E Fearon, M Fyles, T House, L Pellis, I Hall, C Jay, P Crowther, HB Stage, R Das, G Medley, P Klepac, D Hollingsworth, EL Davis, Tim C.D. Lucas, T Wingfield, L Yardley, L Pi, J Blake

Research output: Preprint/Working paperWorking paper

Abstract

Rationale We compare two policies for the efficacy of Test, Trace and Isolate (TTI): 1. Status quo: isolation of symptomatic individuals for 10 days post symptom onset and quarantine of 14 days for within-household contacts and tracing of contacts with 14 day post last exposure for outside of household contacts. 2. Daily Lateral Flow Assay (LFA) testing of all contacts with no quarantine for up to 14 days of negative tests; 10 days self-isolation for contacts testing positive.
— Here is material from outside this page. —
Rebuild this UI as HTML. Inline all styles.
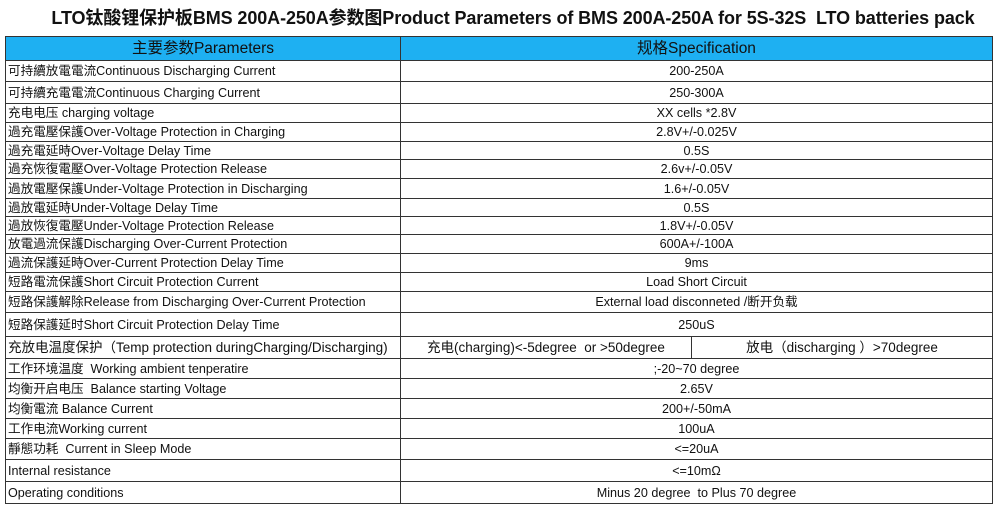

Contact tracing is initiated on a positive test result. If contacts of a confirmed case do not quarantine and instead test regularly, there is a risk that they will transmit infection if their infection is not picked up by testing. On the other hand, the current system of only testing contacts who become symptomatic will miss contacts who are asymptomatic or do not report symptoms; thus the risk might be offset in gains via identifying more index cases for tracing. We use a household structured branching process model of infection and contact tracing to investigate. Main points • Daily LFA testing of traced contacts may offer an improvement over the current contact tracing strategy. • These are preliminary results. A full sensitivity analysis has not been completed and many of the parameters have significant uncertainty. In particular, we were not able to have uncertainty in the test sensitivity curves. • To make the strategies comparable for this analysis, we model uptake and adherence to self-isolation and quarantine (status quo policy) and daily LFA testing of 100%. This is not a realistic assumption in practice. Assumptions about the proposed daily LFAT testing of contacts policy: • If an individual has symptoms, and is not being LFA tested, then they must isolate and request a PCR test. • When an individual tests positive (through either LFA or PCR), an individual initiates contact tracing for their recent contacts. Their household members begin LFA testing if they haven't already.